═════ Recorded information

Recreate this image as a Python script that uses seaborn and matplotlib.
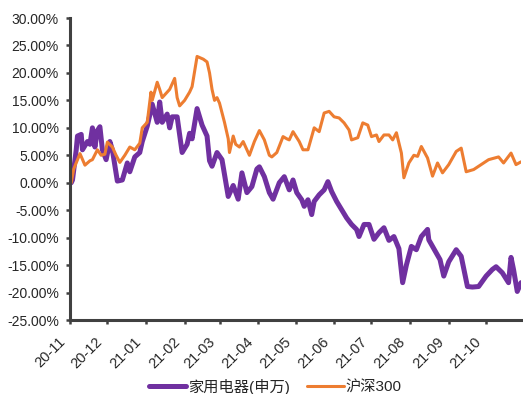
import matplotlib
matplotlib.use("Agg")
import matplotlib.pyplot as plt
import matplotlib.dates as mdates
import matplotlib.ticker as mticker
import matplotlib.transforms as mtransforms
import seaborn as sns
import pandas as pd

# 家用电器(申万) cumulative return (%)
jd_dates = ["2020-11-02", "2020-11-03", "2020-11-06", "2020-11-07", "2020-11-10", "2020-11-11",
            "2020-11-15", "2020-11-17", "2020-11-19", "2020-11-21", "2020-11-23", "2020-11-25",
            "2020-11-27", "2020-11-30", "2020-12-03", "2020-12-05", "2020-12-09", "2020-12-13",
            "2020-12-17", "2020-12-19", "2020-12-23", "2020-12-27", "2020-12-29", "2021-01-02",
            "2021-01-06", "2021-01-10", "2021-01-12", "2021-01-14", "2021-01-18", "2021-01-20",
            "2021-01-22", "2021-01-26", "2021-01-30", "2021-02-03", "2021-02-05", "2021-02-07",
            "2021-02-11", "2021-02-15", "2021-02-19", "2021-02-21", "2021-02-23", "2021-02-27",
            "2021-03-03", "2021-03-08", "2021-03-12", "2021-03-16", "2021-03-19", "2021-03-23",
            "2021-03-27", "2021-03-31", "2021-04-02", "2021-04-06", "2021-04-10", "2021-04-13",
            "2021-04-18", "2021-04-22", "2021-04-26", "2021-04-29", "2021-05-02", "2021-05-06",
            "2021-05-08", "2021-05-11", "2021-05-14", "2021-05-16", "2021-05-20", "2021-05-24",
            "2021-05-27", "2021-05-30", "2021-06-03", "2021-06-07", "2021-06-11", "2021-06-15",
            "2021-06-19", "2021-06-21", "2021-06-25", "2021-06-29", "2021-07-03", "2021-07-07",
            "2021-07-11", "2021-07-15", "2021-07-19", "2021-07-23", "2021-07-26", "2021-07-29",
            "2021-08-02", "2021-08-06", "2021-08-10", "2021-08-15", "2021-08-16", "2021-08-22",
            "2021-08-25", "2021-08-28", "2021-09-01", "2021-09-07", "2021-09-11", "2021-09-16",
            "2021-09-20", "2021-09-25", "2021-10-01", "2021-10-06", "2021-10-09", "2021-10-14",
            "2021-10-19", "2021-10-21", "2021-10-23", "2021-10-26", "2021-10-29"]
jd_values = [0.0, 0.5, 6.0, 8.5, 8.8, 6.0,
             7.5, 7.0, 10.0, 6.5, 9.5, 10.2,
             6.0, 4.2, 7.5, 6.0, 0.3, 0.5,
             3.6, 2.0, 4.7, 5.5, 7.5, 10.3,
             14.3, 11.0, 14.7, 11.0, 12.5, 10.0,
             12.0, 12.0, 5.5, 7.0, 9.0, 8.0,
             13.5, 10.5, 8.5, 4.0, 3.0, 5.5,
             4.2, -2.5, -0.5, -3.0, 1.8, -1.8,
             -0.7, 2.5, 2.9, 1.1, -1.8, -3.0,
             0.0, 1.1, -1.3, 0.5, -1.8, -3.1,
             -4.3, -3.1, -5.8, -3.4, -2.2, -1.3,
             0.2, -1.6, -3.4, -4.9, -6.4, -7.6,
             -8.5, -9.8, -7.6, -7.6, -10.3, -9.1,
             -8.2, -10.5, -9.8, -12.0, -18.2, -15.0,
             -11.6, -12.2, -9.8, -8.5, -10.4, -12.8,
             -14.0, -17.0, -14.4, -12.2, -13.4, -18.9,
             -19.0, -18.9, -17.0, -15.8, -15.3, -16.4,
             -18.2, -13.6, -15.8, -19.8, -18.2]

# 沪深300 cumulative return (%)
hs_dates = ["2020-11-02", "2020-11-04", "2020-11-09", "2020-11-13", "2020-11-17", "2020-11-19",
            "2020-11-23", "2020-11-26", "2020-11-29", "2020-12-01", "2020-12-05", "2020-12-08",
            "2020-12-11", "2020-12-15", "2020-12-19", "2020-12-23", "2020-12-27", "2020-12-29",
            "2021-01-02", "2021-01-05", "2021-01-06", "2021-01-10", "2021-01-12", "2021-01-14",
            "2021-01-18", "2021-01-20", "2021-01-24", "2021-01-26", "2021-01-28", "2021-02-01",
            "2021-02-05", "2021-02-07", "2021-02-11", "2021-02-16", "2021-02-19", "2021-02-21",
            "2021-02-23", "2021-02-25", "2021-02-27", "2021-03-01", "2021-03-05", "2021-03-08",
            "2021-03-09", "2021-03-12", "2021-03-14", "2021-03-17", "2021-03-20", "2021-03-23",
            "2021-03-25", "2021-03-29", "2021-04-02", "2021-04-06", "2021-04-10", "2021-04-12",
            "2021-04-16", "2021-04-21", "2021-04-24", "2021-04-26", "2021-04-29", "2021-05-04",
            "2021-05-07", "2021-05-11", "2021-05-14", "2021-05-16", "2021-05-20", "2021-05-24",
            "2021-05-28", "2021-06-01", "2021-06-05", "2021-06-09", "2021-06-13", "2021-06-15",
            "2021-06-20", "2021-06-24", "2021-06-28", "2021-07-01", "2021-07-05", "2021-07-07",
            "2021-07-11", "2021-07-15", "2021-07-18", "2021-07-21", "2021-07-25", "2021-07-27",
            "2021-07-31", "2021-08-04", "2021-08-07", "2021-08-10", "2021-08-15", "2021-08-19",
            "2021-08-23", "2021-08-27", "2021-09-01", "2021-09-07", "2021-09-11", "2021-09-15",
            "2021-09-21", "2021-09-27", "2021-10-03", "2021-10-11", "2021-10-15", "2021-10-21",
            "2021-10-25", "2021-10-29"]
hs_values = [0.0, 2.5, 5.3, 3.2, 4.0, 4.2,
             6.0, 5.0, 5.2, 7.4, 6.5, 5.0,
             3.7, 5.0, 6.5, 6.0, 7.2, 10.0,
             11.0, 16.5, 15.0, 18.3, 17.0, 15.5,
             16.5, 17.0, 19.0, 15.5, 14.0, 15.0,
             16.5, 17.5, 23.0, 22.5, 22.0, 20.0,
             17.0, 15.0, 15.5, 14.5, 11.0, 8.0,
             5.5, 8.5, 7.0, 6.5, 7.5, 6.0,
             5.0, 7.5, 9.5, 7.8, 5.0, 4.7,
             5.5, 8.4, 8.0, 7.8, 9.3, 7.5,
             6.0, 6.0, 8.4, 10.0, 9.3, 12.7,
             13.0, 12.0, 11.8, 10.9, 9.6, 7.8,
             8.2, 10.9, 10.5, 8.4, 8.7, 7.5,
             8.7, 8.7, 7.8, 9.1, 5.4, 0.9,
             3.6, 5.0, 4.8, 6.6, 4.5, 1.2,
             3.6, 1.8, 3.3, 5.7, 6.3, 2.0,
             2.4, 3.3, 4.2, 4.7, 3.6, 5.4,
             3.3, 3.8]

series_names = ["家用电器(申万)", "沪深300"]
tick_months = ["2020-11-01", "2020-12-01", "2021-01-01", "2021-02-01", "2021-03-01", "2021-04-01",
               "2021-05-01", "2021-06-01", "2021-07-01", "2021-08-01", "2021-09-01", "2021-10-01"]
y_ticks = [-25, -20, -15, -10, -5, 0, 5, 10, 15, 20, 25, 30]

assert len(jd_dates) == len(jd_values)
assert len(hs_dates) == len(hs_values)

sns.set_style("white")
plt.rcParams["font.family"] = ["Liberation Sans", "Noto Sans CJK SC", "DejaVu Sans"]

df_jd = pd.DataFrame({"date": pd.to_datetime(jd_dates), "value": jd_values})
df_hs = pd.DataFrame({"date": pd.to_datetime(hs_dates), "value": hs_values})

fig = plt.figure(figsize=(5.23, 3.94), dpi=100)
ax = fig.add_axes([70 / 523, 1 - 320 / 394, 451 / 523, (320 - 18) / 394])

sns.lineplot(data=df_jd, x="date", y="value", ax=ax, color="#7030A0", linewidth=3.6,
             label=series_names[0])
sns.lineplot(data=df_hs, x="date", y="value", ax=ax, color="#ED7D31", linewidth=2.2,
             label=series_names[1])

ax.set_xlim(pd.Timestamp("2020-11-01"), pd.Timestamp("2021-10-29"))
ax.set_ylim(-25, 30)
ax.set_yticks(y_ticks)
ax.yaxis.set_major_formatter(mticker.FuncFormatter(lambda v, p: f"{v:.2f}%"))
ax.set_xticks(pd.to_datetime(tick_months))
ax.xaxis.set_major_formatter(mdates.DateFormatter("%y-%m"))
ax.set_xlabel("")
ax.set_ylabel("")

for s in ["top", "right"]:
    ax.spines[s].set_visible(False)
for s in ["left", "bottom"]:
    ax.spines[s].set_color("#404040")
    ax.spines[s].set_linewidth(2.2)

ax.tick_params(axis="both", direction="out", length=3.0, width=1.8, color="#404040",
               labelcolor="#262626", left=True, bottom=True)
ax.tick_params(axis="y", pad=5, labelsize=10)
ax.tick_params(axis="x", pad=11, labelsize=10.5)
shift = mtransforms.ScaledTranslation(-7 / 100, 0, fig.dpi_scale_trans)
for lbl in ax.get_xticklabels():
    lbl.set_rotation(45)
    lbl.set_ha("right")
    lbl.set_va("center")
    lbl.set_rotation_mode("anchor")
    lbl.set_transform(lbl.get_transform() + shift)

handles, labels = ax.get_legend_handles_labels()
ax.get_legend().remove()
fig.legend(handles, labels, loc="center", bbox_to_anchor=(0.527, 0.019), ncol=2,
           frameon=False, fontsize=11, handlelength=2.4, handletextpad=0.15,
           columnspacing=1.1, labelcolor="#262626")

fig.savefig("out.png", dpi=100)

══════════

Repeat the listing above exactly from its first line to the line containing "import pandas as pd", both included, and omit the pictures.

Recreate this image as a Python script that uses seaborn and matplotlib.
import matplotlib
matplotlib.use("Agg")
import matplotlib.pyplot as plt
import matplotlib.dates as mdates
import matplotlib.ticker as mticker
import matplotlib.transforms as mtransforms
import seaborn as sns
import pandas as pd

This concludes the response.